The quad mix is generally quite good, if not a tad strange at times - I noticed there’s a lot of diagonal panning going on. “That’s The Way...” has the drum kit mixed in stereo between front left and rear right. In “One More Time”, the steel guitar solo is centered between front right and rear left, as is the main string part in “Reunion”. There are various other examples of it throughout. I’m guessing the reason they did this has something to do with the way the album folds down to stereo, but who knows?
That's interesting, because as we've established, diagonal panning was generally only a workaround for putting things "quad center" within the limitations of SQ matrix encoding.
It makes me wonder if this was actually mixed for quad in 1971 along with the stereo mix - there's an interview with Keith Holzman, who was in charge of Elektra's quad program in the January 15th, 1972 issue of Billboard, where he says:
"We are not pleased with any compatible disk system we have seen, and, in effect, we are holding out for a discrete concept. In the meantime, we are building up a library of discrete 4-channel masters and are waiting for further technical developments and equipment suited to our desires.
It's possible we might release a few quadraphic titles sometime in 1972, but frankly we see 4-channel as an audiophile item rather than a mass marketing sale."
Unlike Warner and Atlantic, Elektra didn't license any of their quad masters to Ampex to make Q8s in 1971 or 1972, so they didn't end up releasing any quad until August 1973 when WEA made their big QuadraDisc announcement and release of 25 titles.
Might this album (along with maybe Mickey Newbury's
Frisco Mabel Joy, another 1971 album) be one of those "library of 4-channel masters" that Holzman was talking about? If so, then the diagonal pans would make sense, because in 1971 matrix-encoded LPs were the only game in town if you wanted to get quad on an LP, so maybe they mixed them to be matrix-compliant, even if they didn't have immediate plans to release them.
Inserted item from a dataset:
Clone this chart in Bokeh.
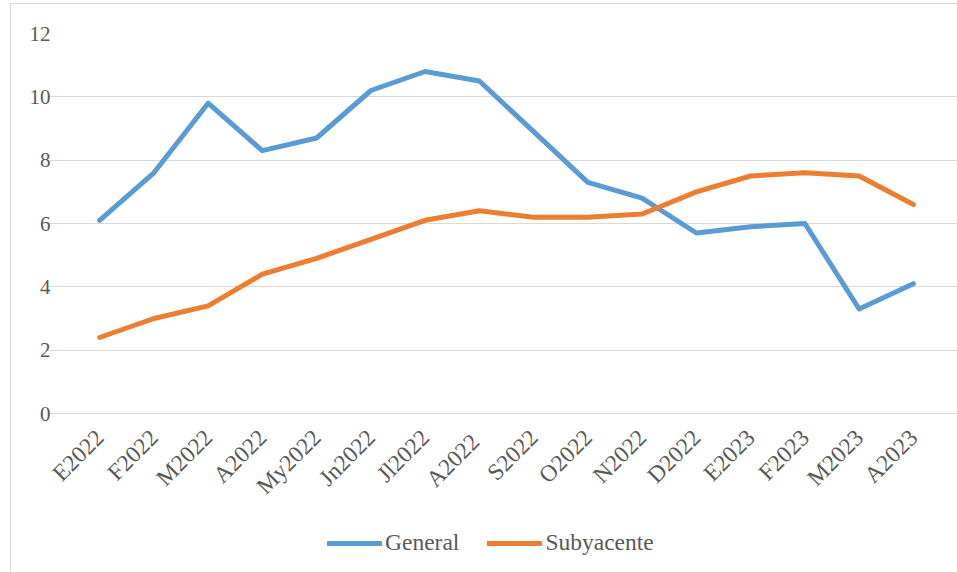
from math import pi
from bokeh.plotting import figure
from bokeh.models import FactorRange, Range1d, Legend, LegendItem, FixedTicker, ColumnDataSource
from bokeh.embed import file_html
from bokeh.resources import INLINE

months = ["E2022", "F2022", "M2022", "A2022", "My2022", "Jn2022", "Jl2022", "A2022 ",
          "S2022", "O2022", "N2022", "D2022", "E2023", "F2023", "M2023", "A2023"]
general = [6.1, 7.6, 9.8, 8.3, 8.7, 10.2, 10.8, 10.5, 8.9, 7.3, 6.8, 5.7, 5.9, 6.0, 3.3, 4.1]
subyacente = [2.4, 3.0, 3.4, 4.4, 4.9, 5.5, 6.1, 6.4, 6.2, 6.2, 6.3, 7.0, 7.5, 7.6, 7.5, 6.6]
y_ticks = [0, 2, 4, 6, 8, 10, 12]

FONT = "Liberation Serif"
GRAY = "#595959"

src = ColumnDataSource(dict(x=months, general=general, subyacente=subyacente))

BAND = 868 / 16          # pixel width of one category
PAD_PX = 25              # frame extends this far beyond the plot area on each side

xr = FactorRange(*months, range_padding=PAD_PX / BAND, range_padding_units="absolute")
# frame also extends below the 0 line so the legend (inside the frame) stays visible
p = figure(x_range=xr, y_range=Range1d(-160 / 380 * 12, 12),
           frame_width=868 + 2 * PAD_PX, frame_height=540,
           output_backend="svg", toolbar_location=None,
           min_border_left=36, min_border_right=0, min_border_top=29, min_border_bottom=0)
p.outline_line_color = None
p.background_fill_color = "white"
p.border_fill_color = "white"

g = p.line("x", "general", source=src, line_color="#5B9BD5", line_width=5,
           line_join="round", line_cap="round")
s = p.line("x", "subyacente", source=src, line_color="#ED7D31", line_width=5,
           line_join="round", line_cap="round")

p.xgrid.grid_line_color = None
p.ygrid.grid_line_color = "#D9D9D9"
p.ygrid.grid_line_width = 1.2
p.ygrid.bounds = (0, len(months))
p.yaxis.ticker = FixedTicker(ticks=y_ticks)

p.yaxis.axis_line_color = None
p.yaxis.major_tick_line_color = None
p.yaxis.minor_tick_line_color = None
p.yaxis.major_tick_out = 0
p.yaxis.major_tick_in = 0
p.yaxis.major_label_standoff = -3
p.yaxis.major_label_text_font = FONT
p.yaxis.major_label_text_font_size = "21px"
p.yaxis.major_label_text_color = GRAY

p.xaxis.fixed_location = 0
p.xaxis.axis_line_color = None
p.xaxis.major_tick_line_color = None
p.xaxis.minor_tick_line_color = None
p.xaxis.major_label_orientation = pi / 4
p.xaxis.major_label_standoff = 14
p.xaxis.major_label_text_font = FONT
p.xaxis.major_label_text_font_size = "23.5px"
p.xaxis.major_label_text_color = GRAY

legend = Legend(items=[LegendItem(label="General", renderers=[g]),
                       LegendItem(label="Subyacente", renderers=[s])],
                orientation="horizontal", location=(280, 17),
                label_text_font=FONT, label_text_font_size="23.5px",
                label_text_color=GRAY, glyph_width=55, glyph_height=20,
                label_standoff=3, spacing=28, border_line_color=None,
                background_fill_alpha=0, margin=0, padding=4)
p.add_layout(legend)

p.styles = {"border-left": "1px solid #D9D9D9", "border-top": "1px solid #D9D9D9",
            "margin-left": "10px", "margin-top": "3px"}

open("out.html", "w").write(file_html(p, INLINE))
There's no dedicated remix credits on the Carly Simon quad LPs, but Eddie Kramer was the engineer and producer of this LP, and the studio it was recorded at, Electric Lady, got quad mixdown capability in mid-1971, right around the time this album was recorded, so it's entirely possible that Kramer did the stereo and quad mixes at the same time. He also mentioned diagonal pans in that
1976 interview I found where he was discussing the quad mix he did of Led Zeppelin's
The Song Remains the Same so it certainly seems like a technique he was familiar with.
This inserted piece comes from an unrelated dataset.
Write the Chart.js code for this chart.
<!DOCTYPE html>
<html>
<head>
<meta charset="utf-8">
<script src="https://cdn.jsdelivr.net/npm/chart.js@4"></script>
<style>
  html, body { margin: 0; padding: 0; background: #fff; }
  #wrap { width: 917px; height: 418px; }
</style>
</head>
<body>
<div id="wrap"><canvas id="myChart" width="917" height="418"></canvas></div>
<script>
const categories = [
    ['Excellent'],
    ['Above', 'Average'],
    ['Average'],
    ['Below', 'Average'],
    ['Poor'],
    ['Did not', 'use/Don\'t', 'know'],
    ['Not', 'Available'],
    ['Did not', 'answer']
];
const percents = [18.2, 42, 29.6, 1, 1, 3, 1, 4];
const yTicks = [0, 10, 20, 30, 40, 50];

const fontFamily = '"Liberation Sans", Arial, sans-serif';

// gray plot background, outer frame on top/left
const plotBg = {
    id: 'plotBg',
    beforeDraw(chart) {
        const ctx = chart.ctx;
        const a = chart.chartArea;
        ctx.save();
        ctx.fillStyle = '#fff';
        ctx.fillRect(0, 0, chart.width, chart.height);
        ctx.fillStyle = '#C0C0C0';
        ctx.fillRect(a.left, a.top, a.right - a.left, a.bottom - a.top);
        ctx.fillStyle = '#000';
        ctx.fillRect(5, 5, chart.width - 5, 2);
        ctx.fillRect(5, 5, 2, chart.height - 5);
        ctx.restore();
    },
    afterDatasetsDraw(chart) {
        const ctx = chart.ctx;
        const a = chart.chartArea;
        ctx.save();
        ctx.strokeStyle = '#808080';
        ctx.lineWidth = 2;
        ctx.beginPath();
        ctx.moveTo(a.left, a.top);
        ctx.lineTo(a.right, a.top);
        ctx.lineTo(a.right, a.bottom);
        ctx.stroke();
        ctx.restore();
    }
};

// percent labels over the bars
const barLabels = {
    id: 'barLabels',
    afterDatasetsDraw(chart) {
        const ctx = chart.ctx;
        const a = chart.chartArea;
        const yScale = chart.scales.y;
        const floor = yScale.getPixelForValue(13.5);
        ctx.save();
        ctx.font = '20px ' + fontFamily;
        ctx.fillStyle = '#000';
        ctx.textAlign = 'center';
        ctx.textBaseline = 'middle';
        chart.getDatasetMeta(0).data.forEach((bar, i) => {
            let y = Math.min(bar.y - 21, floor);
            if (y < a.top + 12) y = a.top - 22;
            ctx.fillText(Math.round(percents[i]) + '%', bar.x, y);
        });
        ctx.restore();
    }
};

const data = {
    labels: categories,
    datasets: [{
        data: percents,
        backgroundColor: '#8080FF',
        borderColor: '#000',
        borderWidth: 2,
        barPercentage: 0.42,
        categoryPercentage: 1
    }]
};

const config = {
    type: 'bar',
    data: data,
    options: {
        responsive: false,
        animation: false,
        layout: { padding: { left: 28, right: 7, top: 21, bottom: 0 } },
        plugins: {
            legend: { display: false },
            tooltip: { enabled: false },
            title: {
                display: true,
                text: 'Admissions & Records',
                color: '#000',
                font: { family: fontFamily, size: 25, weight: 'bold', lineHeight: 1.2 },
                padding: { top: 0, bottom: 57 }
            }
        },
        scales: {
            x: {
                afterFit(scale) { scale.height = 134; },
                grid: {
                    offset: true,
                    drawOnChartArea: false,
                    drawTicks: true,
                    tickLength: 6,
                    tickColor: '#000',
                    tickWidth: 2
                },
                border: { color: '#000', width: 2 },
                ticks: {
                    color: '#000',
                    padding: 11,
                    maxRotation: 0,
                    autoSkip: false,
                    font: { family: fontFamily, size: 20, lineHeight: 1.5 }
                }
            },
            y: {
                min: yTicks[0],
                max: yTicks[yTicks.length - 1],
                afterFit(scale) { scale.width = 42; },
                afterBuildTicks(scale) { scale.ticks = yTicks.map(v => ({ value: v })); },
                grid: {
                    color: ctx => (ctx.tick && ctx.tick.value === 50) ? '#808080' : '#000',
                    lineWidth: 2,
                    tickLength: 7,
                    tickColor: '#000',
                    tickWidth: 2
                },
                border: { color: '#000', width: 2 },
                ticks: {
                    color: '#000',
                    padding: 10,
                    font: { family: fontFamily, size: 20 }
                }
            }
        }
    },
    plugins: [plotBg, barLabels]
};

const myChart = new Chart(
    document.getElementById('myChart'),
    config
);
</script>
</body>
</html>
The stereo versions of all of Simon's subsequent quad albums (
No Secrets, Hotcakes and
Playing Possum) were done by the team of producer Richard Perry and engineer Bill Schnee, they of Art Garfunkel
Breakaway fame, and the quad mixes of all three of those albums sound quite similar, and unlike the quad mix for the self-titled album. I recall reading an interview somewhere with Perry where he mentioned how enjoyable it was mixing
No Secrets in quad, and given how accomplished the quad mix of
Breakaway is, I suspect the Perry/Schnee combo did those three quad mixes, and someone else, maybe Kramer, did the self-titled album.